The idea is good, but you could have noticed it as follows :

Suppose by contradiction that $\textsf U \cap \textsf W =\{0\}$. Let $\beta=\{v_1,v_2,v_3,v_4,v_5\}$ and $\gamma=\{w_1,w_2,w_3,w_4,w_5\}$ be basis for $\textsf U$ and $\textsf W$ respectively.

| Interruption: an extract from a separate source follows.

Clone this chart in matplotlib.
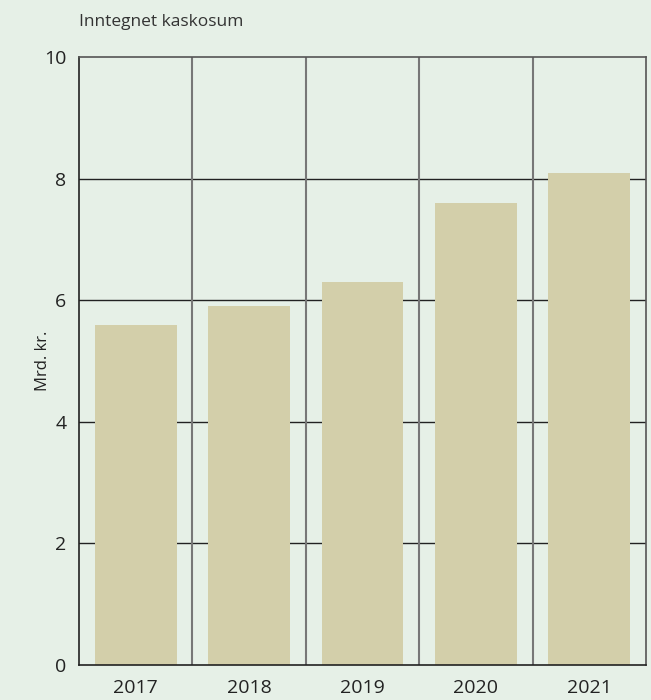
import matplotlib
matplotlib.use("Agg")
import matplotlib.pyplot as plt

# data
years = ["2017", "2018", "2019", "2020", "2021"]
values = [5.6, 5.9, 6.3, 7.6, 8.1]
yticks = [0, 2, 4, 6, 8, 10]

bg = "#e6f0e7"
bar_color = "#d3cfaa"

plt.rcParams["font.family"] = ["Open Sans", "DejaVu Sans"]

fig = plt.figure(figsize=(6.51, 7.0), dpi=100, facecolor=bg)
ax = fig.add_axes([79 / 651, 1 - 665 / 700, 567 / 651, 608 / 700])
ax.set_facecolor(bg)

x = range(len(years))
ax.bar(x, values, width=0.72, color=bar_color, zorder=3)

ax.set_xlim(-0.5, len(years) - 0.5)
ax.set_ylim(0, 10)
ax.set_yticks(yticks)
ax.set_xticks(list(x))
ax.set_xticklabels(years)

# horizontal grid lines (drawn behind bars)
for t in yticks[1:-1]:
    ax.axhline(t, color="#222222", lw=1.0, zorder=1)
# vertical separators between categories
for b in range(1, len(years)):
    ax.axvline(b - 0.5, color="#777777", lw=1.5, zorder=2)

ax.spines["left"].set_color("#222222")
ax.spines["bottom"].set_color("#222222")
ax.spines["top"].set_color("#555555")
ax.spines["right"].set_color("#555555")
for s in ax.spines.values():
    s.set_linewidth(1.2)
    s.set_zorder(5)

ax.tick_params(axis="y", length=0, labelsize=14, colors="#222222", pad=9)
ax.tick_params(axis="x", length=0, labelsize=14, colors="#222222", pad=10)
ax.set_ylabel("Mrd. kr.", fontsize=12, color="#222222")
ax.yaxis.set_label_coords(-0.05, 0.5)
fig.text(79 / 651, 1 - 22 / 700, "Inntegnet kaskosum", fontsize=12.5,
         color="#333333", va="center", ha="left")

fig.savefig("out.png", dpi=100, facecolor=bg)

From here, we will prove that the set $\beta \cup \gamma$ is also linearly independent, for this, suppose that $$\sum_{j=1}^5 a_j v_j +\sum_{j=1}^5 a_{j+5}w_j =0$$ for some scalars $a_1,a_2,\dots,a_{10}$. Then, substracting the second sum to both sides we obtain $$\sum_{j=1}^5 a_j v_j=-\sum_{j=1}^5 a_{j+5}w_j \in \textsf U \cap \textsf W$$ since the left hand side is in $\textsf U$ and the right hand side in $\textsf W$. But $\textsf U \cap \textsf W =\{0\}$, which means $$\sum_{j=1}^5 a_j v_j = 0 = \sum_{j=1}^5 (-a_{j+5})w_j$$ It follows that $$a_1=a_2=\cdots=a_{10}=0$$ since $\beta$ and $\gamma$ are linearly independent sets.

In conclusion, we prove that $\beta \cup \gamma$ (with cardinality 10) is a linearly independent set in $\mathbb R ^9$, but the set $\{e_1,e_2,\dots,e_9\}$ (with cardinality 9) is also linearly independent (it is the standard basis). And this is enough to find the contradiction.

So, $\textsf U \cap \textsf W \neq \{0\}$.